Crops have felt a hangover from their strong performance in 2010, with index funds reducing their support for food commodities as part of an annual reprocess of recalibrating portfolios.
Commodity index traders cut their net long position for all three of Chicago's major crops, and in top performers in New York such as cotton and coffee too, in the week to last Tuesday, data from US regulators showed.
The shift came amid the so-called rebalancing period, in which the funds return the weightings of commodities in their portfolios to that of the index being tracked – a process which means selling 2010's top performers, including many farm commodities, whose price growth swelled their representation, while buying laggards such as natural gas.
"Index repositioning has started to show up with the index category," Australia & New Zealand Bank said, while highlighting "little movement" in the latest data in speculators' exposure to crops.

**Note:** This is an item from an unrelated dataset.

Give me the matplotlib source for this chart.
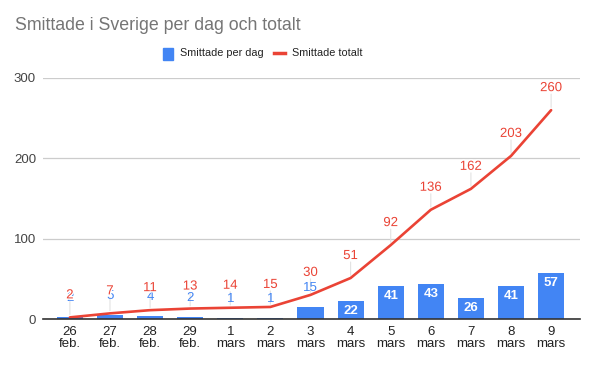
import matplotlib
matplotlib.use("Agg")
import matplotlib.pyplot as plt
import matplotlib.patheffects as pe
import numpy as np

plt.rcParams['font.family'] = ['Liberation Sans', 'DejaVu Sans']

categories = ["26\nfeb.", "27\nfeb.", "28\nfeb.", "29\nfeb.", "1\nmars", "2\nmars", "3\nmars",
              "4\nmars", "5\nmars", "6\nmars", "7\nmars", "8\nmars", "9\nmars"]
per_day = [2, 5, 4, 2, 1, 1, 15, 22, 41, 43, 26, 41, 57]
total = [2, 7, 11, 13, 14, 15, 30, 51, 92, 136, 162, 203, 260]
yticks = [0, 100, 200, 300]

BLUE = "#4285F4"
RED = "#EA4335"

W, H = 598, 366
fig = plt.figure(figsize=(W / 100, H / 100), dpi=100)
ax = fig.add_axes([43 / W, (H - 319) / H, (580 - 43) / W, (319 - 78) / H])

x = np.arange(len(categories))
ax.bar(x, per_day, width=0.65, color=BLUE, zorder=2)
ax.plot(x, total, color=RED, lw=1.9, zorder=3, solid_capstyle='round')

ax.set_xlim(-0.67, len(categories) - 1 + 0.72)
ax.set_ylim(0, 300)
ax.set_yticks(yticks)
ax.set_yticklabels([str(v) for v in yticks])
ax.set_xticks(x)
ax.set_xticklabels(categories, linespacing=1.05)
ax.tick_params(axis='both', length=0, labelsize=9.5, colors="#444444")
ax.tick_params(axis='x', pad=5, colors="#222222")
ax.tick_params(axis='y', pad=5)
for s in ["top", "right", "left"]:
    ax.spines[s].set_visible(False)
ax.spines["bottom"].set_color("#333333")
ax.spines["bottom"].set_linewidth(1.2)
ax.spines["bottom"].set_zorder(4)
ax.grid(axis='y', color="#cccccc", lw=0.9, zorder=0)
ax.set_axisbelow(True)

# leader lines (drawn beneath everything else)
for xi, v in zip(x, total):
    ax.annotate("", (xi, v), xytext=(0, 16), textcoords='offset pixels',
                arrowprops=dict(arrowstyle='-', color='#e2e2e2', lw=0.8,
                                shrinkA=0, shrinkB=2), zorder=1)

# labels for per-day bars
for xi, v in zip(x, per_day):
    if v >= 20:
        ax.annotate(str(v), (xi, v), xytext=(0, -10), textcoords='offset pixels',
                    ha='center', va='center', color='white', fontsize=9.5,
                    fontweight='bold', zorder=5)
    else:
        ax.annotate(str(v), (xi, v), xytext=(0, 19), textcoords='offset pixels',
                    ha='center', va='center', color=BLUE, fontsize=9.5, zorder=5)

# labels for totals (white halo, drawn on top)
for xi, v in zip(x, total):
    ax.annotate(str(v), (xi, v), xytext=(0, 22), textcoords='offset pixels',
                ha='center', va='center', color=RED, fontsize=9.5, zorder=6,
                path_effects=[pe.withStroke(linewidth=2, foreground='white')])

fig.text(15 / W, 1 - 25 / H, "Smittade i Sverige per dag och totalt", fontsize=12.8,
         color="#757575", ha='left', va='center')

# legend
fig.patches.append(plt.Rectangle((163 / W, 1 - 60 / H), 10 / W, 12 / H,
                                 transform=fig.transFigure, color=BLUE, figure=fig))
fig.text(180 / W, 1 - 53 / H, "Smittade per dag", fontsize=7.8, color="#222222",
         ha='left', va='center')
fig.lines.append(plt.Line2D([274 / W, 285 / W], [1 - 53 / H, 1 - 53 / H],
                            transform=fig.transFigure, color=RED, lw=2.5, figure=fig))
fig.text(292 / W, 1 - 53 / H, "Smittade totalt", fontsize=7.8, color="#222222",
         ha='left', va='center')

fig.savefig("out.png", dpi=100, facecolor="white")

The position statistics, released by the Commodity Futures Trading Commission, showed corn taking the deepest selldown in Chicago from the index funds' positioning.
Their net long position – that is the balance of long positions which gain when prices rise over short positions which benefit in falling markets – tumbled by some 31,000 lots to a little over 426,100 contracts, equivalent to a 6.8% drop.
Index funds cut their net long in Chicago soybeans by some 8,000 contracts, or 4.1%, to 188,000 and in wheat by 9,000 lots, or 4.2%, to 205,000.
However, the reduction were more dramatic, in percentage terms, in many soft commodities.
Index funds cut their net long exposure to New York cotton by 10% to 51,000 contracts, and in New York arabica coffee by some 12% to 43,000 contracts.
In livestock, the changes were less dramatic, with the net long in Chicago live cattle falling by roughly 3,000 contracts to 134,000 lots, while exposure to feeder cattle was unchanged, and that to lean hogs showing a marginal increase to 93,000.
New York cocoa also saw little change in index traders' exposure, while funds raised their exposure to raw sugar by 10% to 144,000 lots.
The data comes as the CFTC is considering position limits on energy, metal and agricultural commodities, as required under America's Dodd-Frank reforms.
Current proposals, over which strong doubts remain, would "cause 50-70 major grain trading firms to have to cut the size of their trading positions", Darren Dohme at Illinois-based broker Powerline Group said.